The black hole will plummet through the ground, eating its way to the centre of the Earth and all the way through to the other side: then, it'll oscillate back, over and over like a might come to rest at the core due to the resistance of the matter it passes through, [...]
As it absorbs the matter it also absorbs its momentum. If it absorbs any non-trivial amount of material on its way through it doesn't get near the surface even on the high point of its first half-orbit.
[...] but it'll have riddled the planet full of holes long before then
Except very near the surface the planet will have collapsed the holes as fast as they form.
Also, it has to be moderately large by the time it gets to a near-stop at the core. While it's orbiting at about planetary diameter it's passing through lots of stuff. Once it's at the core it's depending on the pressure to push stuff to it. So it has to be big enough by then that the absorbtion from pressure beats the losses through hawking radiation.
But even if it evaporates it will have converted a significant mass to energy. Do this enough and something that wouldn't detectably affect the planetary radius could cause a LOT of volcanism - at some geologic time later when the heat makes it to the surface.
Bantam Dominique roosters crow a four-note song. Once you've heard it as "Happy BIRTHday" you can't NOT hear it that way
It was my understanding that Hawking radiation is the emission of either a particle or antiparticle from a pair of the two generated just this side of the event horizon of a black hole, where the particle's partner falls into the event horizon and the particle floats on to live another day, appearing as radiation emitting from the black hole. The pair only comes into existence with a boost from the gravity of the black hole.
If this is done in a particle accelerator, which is a vacuum, and the objects with which we're dealing are gluons and other sub-atomic particles, how can their resultant mass be high enough to generate the requisite gravity for such a thing, and from where is the pair made in the vacuum?
At the least, shouldn't the other forces override the strength of gravity by an enormous amount?
This reminds me of something I saw from a while back, the idea of an optical black hole.
Basically, it has nothing to do with gravitational black holes, but the semi-hysterical press stories didn't pick up on that at the time either.
I'd explain it, but follow the link, or try this one for something clearer and simpler. I got these links from this search, but not all the results look relevant.

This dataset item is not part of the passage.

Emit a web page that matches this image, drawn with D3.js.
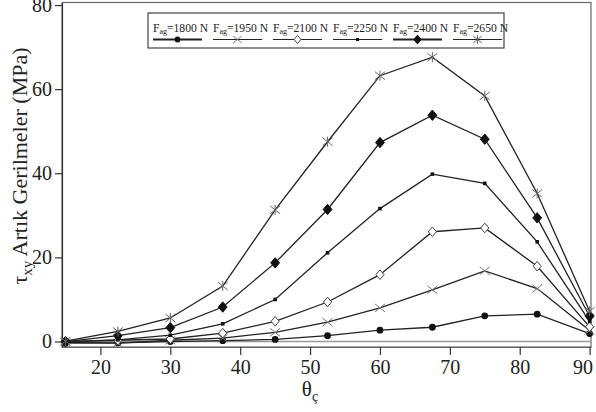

Still, you may be able to find more, at least starting there.
Hmm, could you levitate a black hole against the force of gravity and feed it matter at a rate equal to its evaporation rate, then use the radiated energy as a heat source?
Would such a construct be a useful direct mass to energy conversion device? Or would it just irradiate all the mass in the vicinity, producing lots of radioactive crap to get rid of?
Now, the LHC (Large Hadron Collider), that's a different story. Here the energy density and black hole production cross sections are actually high enough, a black hole production signal could actually be measured.
Sadly, in all cases, the black holes evaporate harmlessly.